THE INPUT:
============================================================

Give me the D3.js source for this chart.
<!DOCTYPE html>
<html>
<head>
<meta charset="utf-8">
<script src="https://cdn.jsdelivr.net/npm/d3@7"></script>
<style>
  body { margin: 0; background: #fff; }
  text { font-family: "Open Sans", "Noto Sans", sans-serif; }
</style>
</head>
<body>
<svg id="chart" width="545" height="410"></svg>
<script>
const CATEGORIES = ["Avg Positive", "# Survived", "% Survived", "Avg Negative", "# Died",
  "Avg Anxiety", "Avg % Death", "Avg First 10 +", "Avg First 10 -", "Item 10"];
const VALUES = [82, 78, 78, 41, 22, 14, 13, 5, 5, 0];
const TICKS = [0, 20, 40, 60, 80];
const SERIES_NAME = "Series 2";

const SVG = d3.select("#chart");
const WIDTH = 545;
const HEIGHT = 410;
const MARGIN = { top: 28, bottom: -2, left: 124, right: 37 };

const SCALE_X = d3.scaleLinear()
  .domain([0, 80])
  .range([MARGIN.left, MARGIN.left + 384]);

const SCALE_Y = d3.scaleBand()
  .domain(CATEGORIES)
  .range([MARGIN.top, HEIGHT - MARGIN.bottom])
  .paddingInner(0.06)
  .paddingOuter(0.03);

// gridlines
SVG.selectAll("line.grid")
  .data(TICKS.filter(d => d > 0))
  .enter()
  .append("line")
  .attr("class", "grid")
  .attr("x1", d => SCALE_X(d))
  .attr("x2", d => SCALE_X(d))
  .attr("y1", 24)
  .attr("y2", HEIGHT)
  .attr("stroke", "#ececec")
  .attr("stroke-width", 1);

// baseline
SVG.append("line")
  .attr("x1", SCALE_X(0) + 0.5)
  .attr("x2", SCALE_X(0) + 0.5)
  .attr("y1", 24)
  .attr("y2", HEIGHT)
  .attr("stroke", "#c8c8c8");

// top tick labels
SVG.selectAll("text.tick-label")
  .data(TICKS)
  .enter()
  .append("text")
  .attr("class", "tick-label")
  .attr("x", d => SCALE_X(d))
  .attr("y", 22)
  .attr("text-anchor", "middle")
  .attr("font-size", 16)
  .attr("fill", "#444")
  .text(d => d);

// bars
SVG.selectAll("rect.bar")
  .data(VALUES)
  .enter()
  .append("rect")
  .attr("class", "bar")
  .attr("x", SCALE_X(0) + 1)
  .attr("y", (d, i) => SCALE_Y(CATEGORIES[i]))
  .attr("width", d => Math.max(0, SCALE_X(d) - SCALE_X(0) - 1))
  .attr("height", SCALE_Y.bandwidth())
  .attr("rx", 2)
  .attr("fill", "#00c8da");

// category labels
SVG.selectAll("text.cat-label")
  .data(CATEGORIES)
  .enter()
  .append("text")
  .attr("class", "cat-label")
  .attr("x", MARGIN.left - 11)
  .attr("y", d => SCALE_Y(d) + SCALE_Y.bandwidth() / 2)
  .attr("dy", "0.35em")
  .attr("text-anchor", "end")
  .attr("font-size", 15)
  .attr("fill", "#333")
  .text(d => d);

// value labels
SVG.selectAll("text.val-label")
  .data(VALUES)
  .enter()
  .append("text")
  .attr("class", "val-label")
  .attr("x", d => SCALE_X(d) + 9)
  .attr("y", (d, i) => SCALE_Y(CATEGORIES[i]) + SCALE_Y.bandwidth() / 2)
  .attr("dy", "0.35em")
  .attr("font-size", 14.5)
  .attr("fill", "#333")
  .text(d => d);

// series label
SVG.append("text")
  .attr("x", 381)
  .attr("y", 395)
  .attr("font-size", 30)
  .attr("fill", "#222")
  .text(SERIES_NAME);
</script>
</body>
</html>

============================================================

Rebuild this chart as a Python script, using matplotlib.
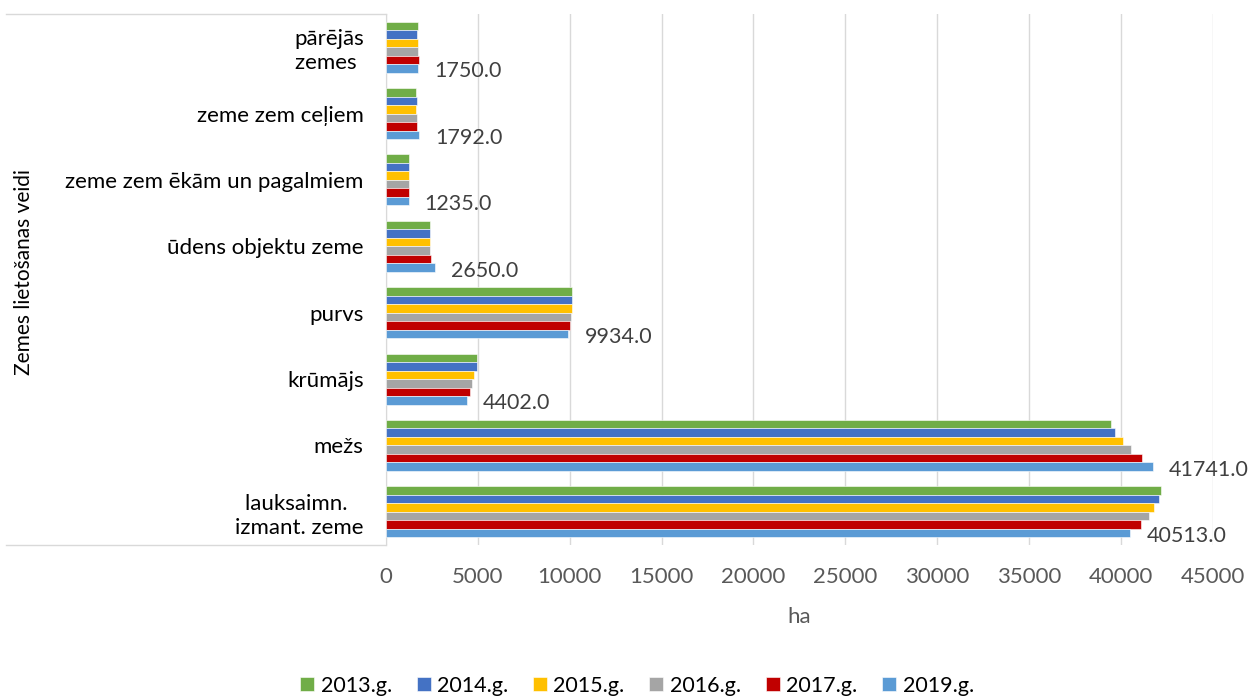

============================================================

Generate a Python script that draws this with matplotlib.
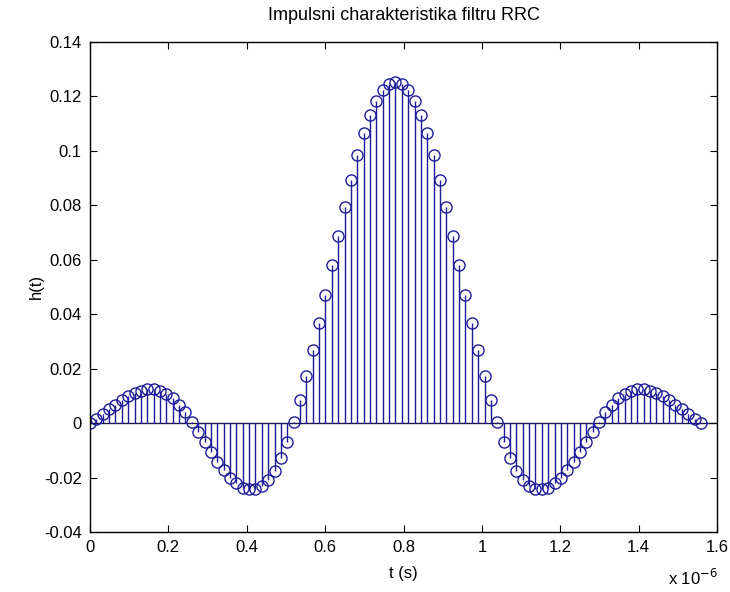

============================================================

EXERCISE: From the entries above, pull out each line that includes "matplotlib".

CORRECT RESULT:
Rebuild this chart as a Python script, using matplotlib.
Generate a Python script that draws this with matplotlib.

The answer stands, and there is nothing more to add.